MACEDONIA – Not long ago, Cleanland Car Wash opened on Freeway Drive on the northeast side of town. Now plans are in the works for a new car wash to be built to serve motorists on the south side of town.
The city’s planning commission granted preliminary site plan approval Dec. 20 for the proposed The Wave car wash on a 0.98-acre vacant lot adjacent to Route 8 between KFC and the Key Inn, with access off East Highland Road.
The business would be an automated tunnel-style car wash, with a 3,500-square-foot east/west-situated building and a 16-by-32-foot pay kiosk with canopy to the west. It would include employee and ADA parking, 14 outside vacuum positions, curbing and landscaping.
Magnolia Wash Holdings of Charlotte, N.C. is the company proposing the car wash. It operates car washes in South Carolina, North Carolina, Florida, Georgia and Virginia, and recently opened one in Brimfield Township-Portage County, south of Kent.
Signs are planned on the west and south sides of the building, plus a 51-square-foot monument sign entering the site off the access road. However, city planner Brian Frantz pointed out that square footage exceeds what the zoning code allows.
Two employee parking spaces and one handicapped space also are planned, and a company spokesman said decorative fencing matching that of KFC would be placed along the Route 8 side of the property.
Frantz suggested the main building be moved slightly to the west on the property, while panelist Scott Wallenhorst suggested the building and pay kiosk/canopy be reversed so the main building would be more visible from Route 8.
In addition to some site revisions, Frantz noted some architectural changes need to be made before final site plan approval is granted.
In other business, the planning panel reviewed exterior design revisions proposed at Gateway Plaza on East Aurora Road, just east of Route 8.

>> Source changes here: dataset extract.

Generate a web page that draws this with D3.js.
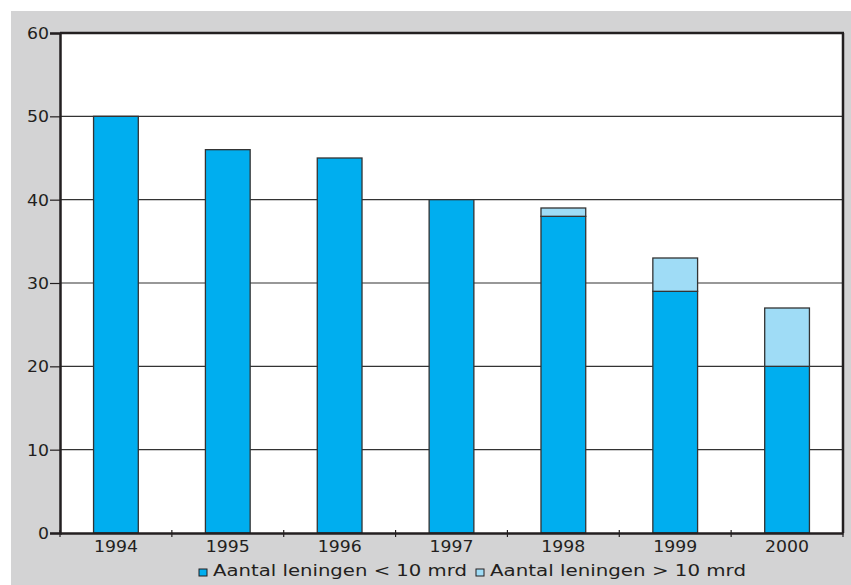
<!DOCTYPE html>
<html><head><meta charset="utf-8">
<script src="https://cdn.jsdelivr.net/npm/d3@7"></script>
<style>html,body{margin:0;padding:0;background:#fff;}svg{display:block;}</style>
</head><body>
<svg id="chart" width="851" height="585"></svg>
<script>
const years = ["1994","1995","1996","1997","1998","1999","2000"];
const below10 = [50,46,45,40,38,29,20];
const above10 = [0,0,0,0,1,4,7];
const seriesNames = ["Aantal leningen < 10 mrd","Aantal leningen > 10 mrd"];
const seriesColors = ["#00aeef","#9fdcf6"];
const yTicks = [0,10,20,30,40,50,60];

const svg = d3.select("#chart");
const W = 851, H = 585;
const m = {left:60, top:33, right:843, bottom:533};
const font = "'DejaVu Sans', sans-serif";

svg.append("rect").attr("x",11).attr("y",11).attr("width",W-11).attr("height",H-11).attr("fill","#d3d3d4");
svg.append("rect").attr("x",m.left).attr("y",m.top).attr("width",m.right-m.left).attr("height",m.bottom-m.top).attr("fill","#fff");

const x = d3.scaleBand().domain(years).range([m.left,m.right]).paddingInner(0.6).paddingOuter(0.3);
const xb = d3.scaleBand().domain(years).range([m.left,m.right]);
const y = d3.scaleLinear().domain([0,60]).range([m.bottom,m.top]);

// gridlines
svg.append("g").selectAll("line").data(yTicks.filter(d=>d>0 && d<60)).join("line")
  .attr("x1",m.left).attr("x2",m.right).attr("y1",d=>y(d)).attr("y2",d=>y(d))
  .attr("stroke","#333").attr("stroke-width",1.2);

const data = years.map((yr,i)=>({year:yr, s0:below10[i], s1:above10[i]}));
const stack = d3.stack().keys(["s0","s1"])(data);
stack.forEach((layer,li)=>{
  svg.append("g").selectAll("rect").data(layer.filter(d=>d[1]-d[0]>0)).join("rect")
    .attr("x",d=>x(d.data.year)).attr("width",x.bandwidth())
    .attr("y",d=>y(d[1])).attr("height",d=>y(d[0])-y(d[1]))
    .attr("fill",seriesColors[li]).attr("stroke","#333").attr("stroke-width",1.3);
});

// frame
svg.append("line").attr("x1",m.left).attr("x2",m.right+1).attr("y1",m.top).attr("y2",m.top).attr("stroke","#231f20").attr("stroke-width",2.5);
svg.append("line").attr("x1",m.right).attr("x2",m.right).attr("y1",m.top).attr("y2",m.bottom).attr("stroke","#231f20").attr("stroke-width",2.5);

// y axis
const yAxis = svg.append("g").attr("transform",`translate(${m.left},0)`)
  .call(d3.axisLeft(y).tickValues(yTicks).tickSize(10).tickPadding(1));
yAxis.select(".domain").attr("stroke","#231f20").attr("stroke-width",2.5);
yAxis.selectAll(".tick line").attr("stroke","#231f20").attr("stroke-width",1.2);
yAxis.selectAll("text").attr("font-family",font).attr("font-size",15.5).attr("fill","#231f20")
  .attr("dy","0.36em")
  .attr("textLength",d=>String(d).length*11).attr("lengthAdjust","spacingAndGlyphs");

// x axis
const xAxis = svg.append("g").attr("transform",`translate(0,${m.bottom})`)
  .call(d3.axisBottom(xb).tickSize(0).tickPadding(8));
xAxis.select(".domain").attr("stroke","#231f20").attr("stroke-width",2.5);
xAxis.selectAll("text").attr("font-family",font).attr("font-size",15.5).attr("fill","#231f20")
  .attr("textLength",44).attr("lengthAdjust","spacingAndGlyphs");
const bounds = years.map(d=>xb(d)).concat([m.right]);
svg.append("g").selectAll("line").data(bounds).join("line")
  .attr("x1",d=>d).attr("x2",d=>d).attr("y1",m.bottom-3).attr("y2",m.bottom+4)
  .attr("stroke","#231f20").attr("stroke-width",1.2);

// legend
const leg = [{x:199, tx:213, w:254},{x:476, tx:490, w:256}];
leg.forEach((l,i)=>{
  svg.append("rect").attr("x",l.x).attr("y",569).attr("width",8).attr("height",7)
    .attr("fill",seriesColors[i]).attr("stroke","#231f20").attr("stroke-width",1);
  svg.append("text").attr("x",l.tx).attr("y",576).text(seriesNames[i])
    .attr("font-family",font).attr("font-size",15).attr("fill","#231f20")
    .attr("textLength",l.w).attr("lengthAdjust","spacingAndGlyphs");
});
</script>
</body></html>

The plaza owners plan to downsize the Burlington store, with a future tenant taking over a portion of its former space. Renovations also would be made to accommodate two more future tenants to the west. Office Max and Petco are located to the east of Burlington.

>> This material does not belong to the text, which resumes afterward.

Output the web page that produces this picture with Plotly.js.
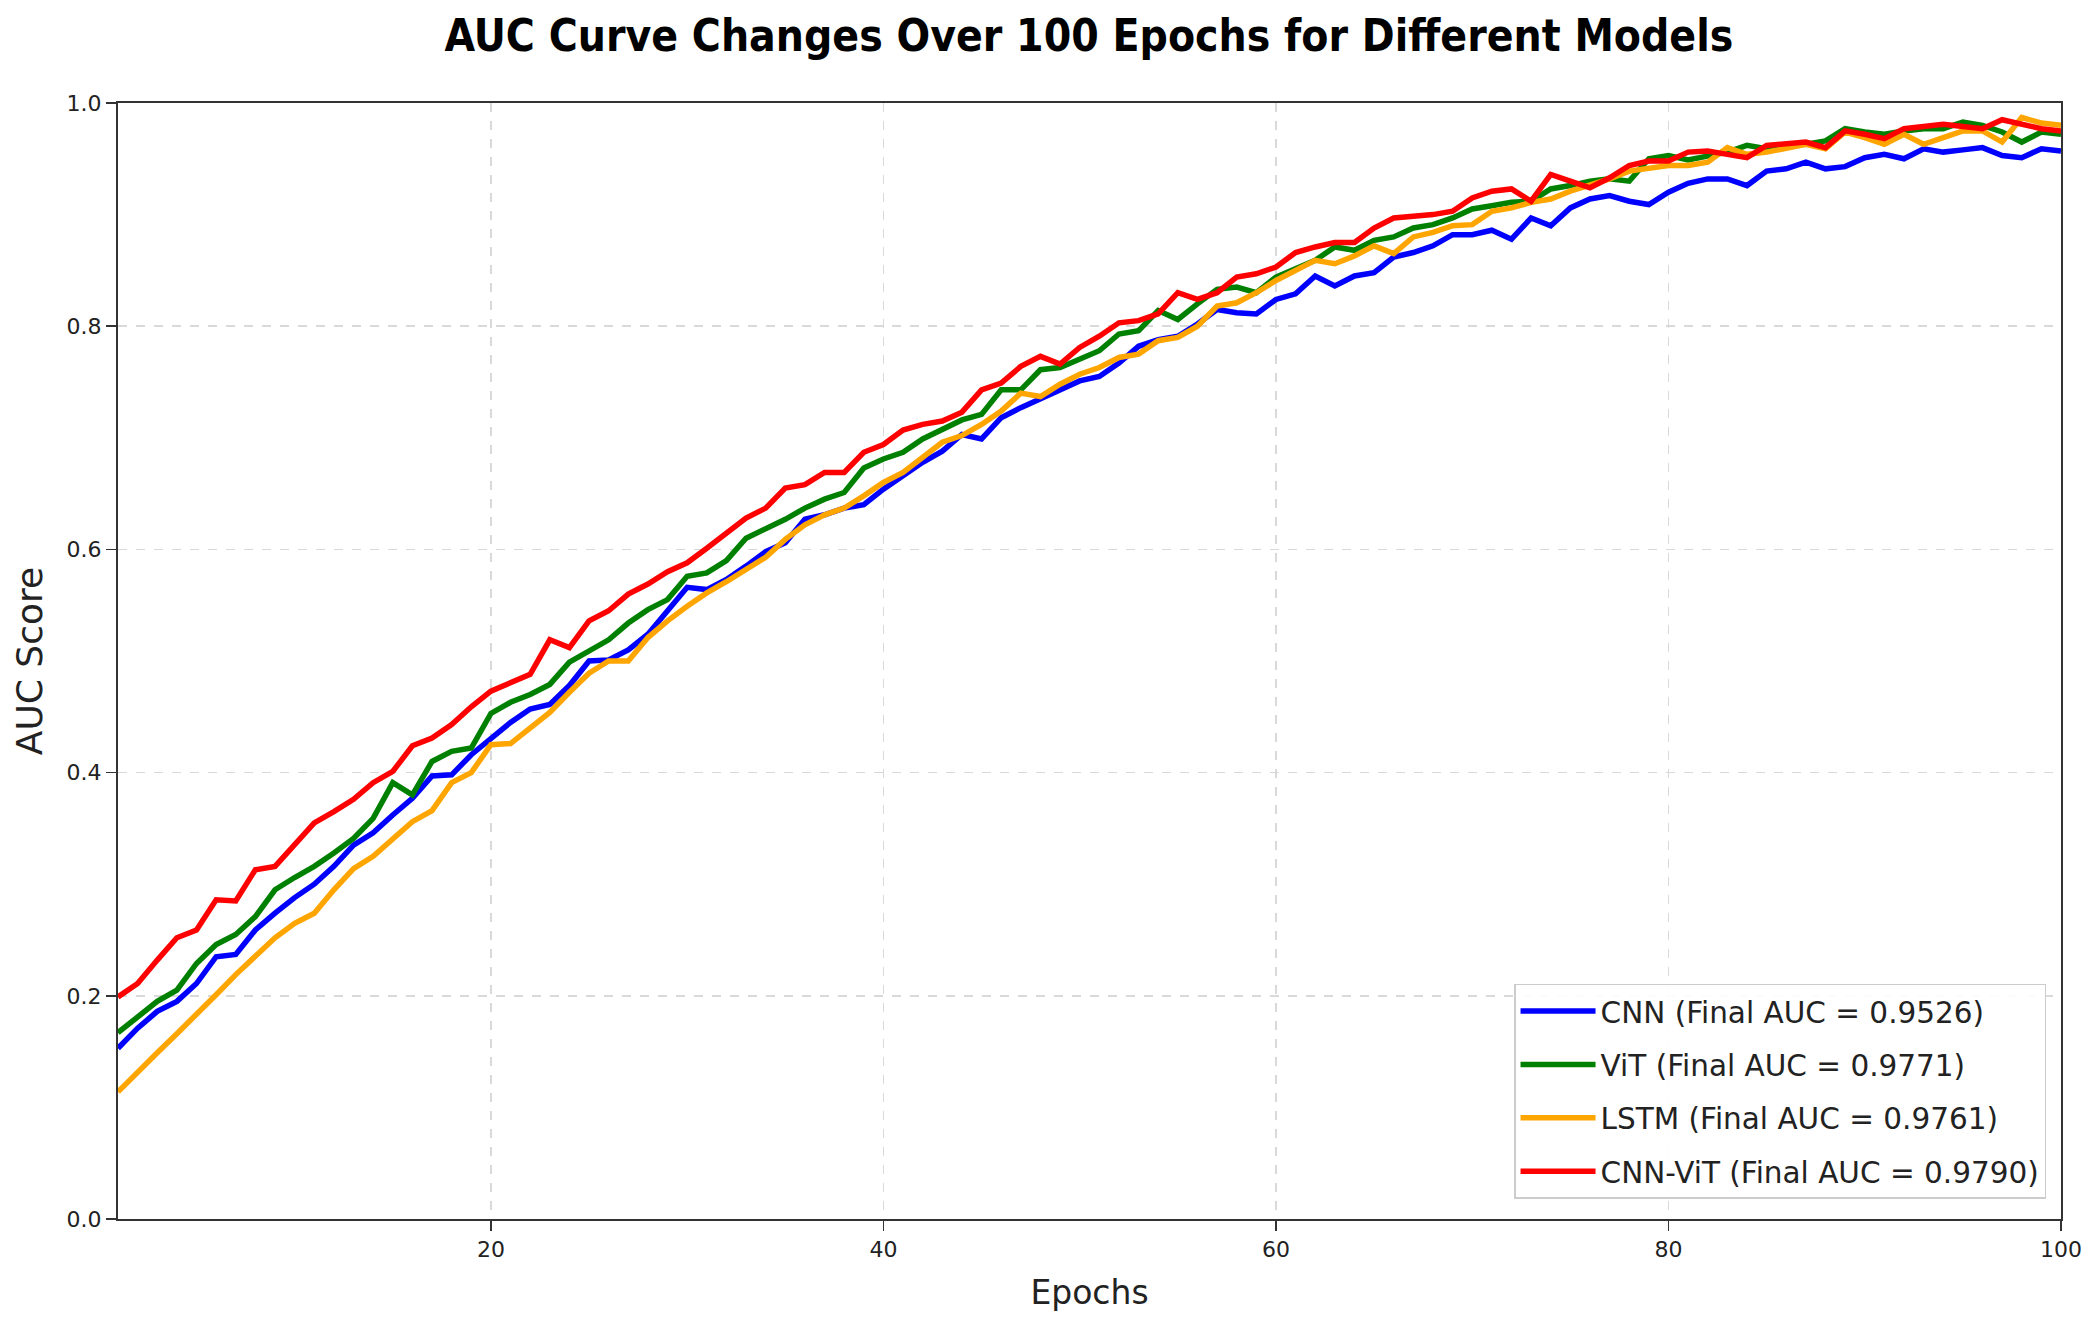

The main plaza consists of 131,406 square feet, with freestanding Best Buy and PNC Bank buildings bringing the total square footage to 165,564. There are 560 parking spaces available.
A monument sign along East Aurora Road would be altered to allow for six businesses to be displayed instead of the current four. The sign would be 16 feet, 10 inches high by 8 feet, 2 inches wide.
Since the plaza owners unveiled their initial plans for the renovations in November, Frantz said their new submittal “fits in better with the town center look; they have put a lot of effort into making the building more attractive.”
Frantz and panelists said they would like to see some changes to the end of the building facing Route 8, including possibly a corner “tower element,” which has been recommended by the city’s architectural adviser.
The commission OK’d the alterations, contingent upon finalizing plans for the west end of the building and board of zoning appeals approval of signage.
Meanwhile, the panel delayed approval of a monument sign along Route 82 and two wall signs on the west side of the new IHOP restaurant building (formerly Pizza Hut).
Frantz said the zoning code prohibits two signs on the same facade. The firm would have to either seek a variance for the two signs or remove one of them from its plans.
A spokesman said the company likely will apply for a variance. Once the BZA acts on that, IHOP would have to come back to the planning panel – probably in February – for final approval.
In a final action, the panel approved adding 20 parking spaces (4,000 square feet of paving) at Peak Nano on Roll and Hold Parkway to support the firm’s continued and anticipated growth.
Peak Nano currently occupies the building with two other tenants – Hitachi/Fuji Films and BGH Steel. The site’s current parking capacity is 42 spaces, with the addition to result in 62 spaces.
“Our request would allow parking for 50 employees of the three companies, while leaving a dozen or so additional spaces for visitors and future growth,” said Keith Hengst of HSB Architects and Engineers.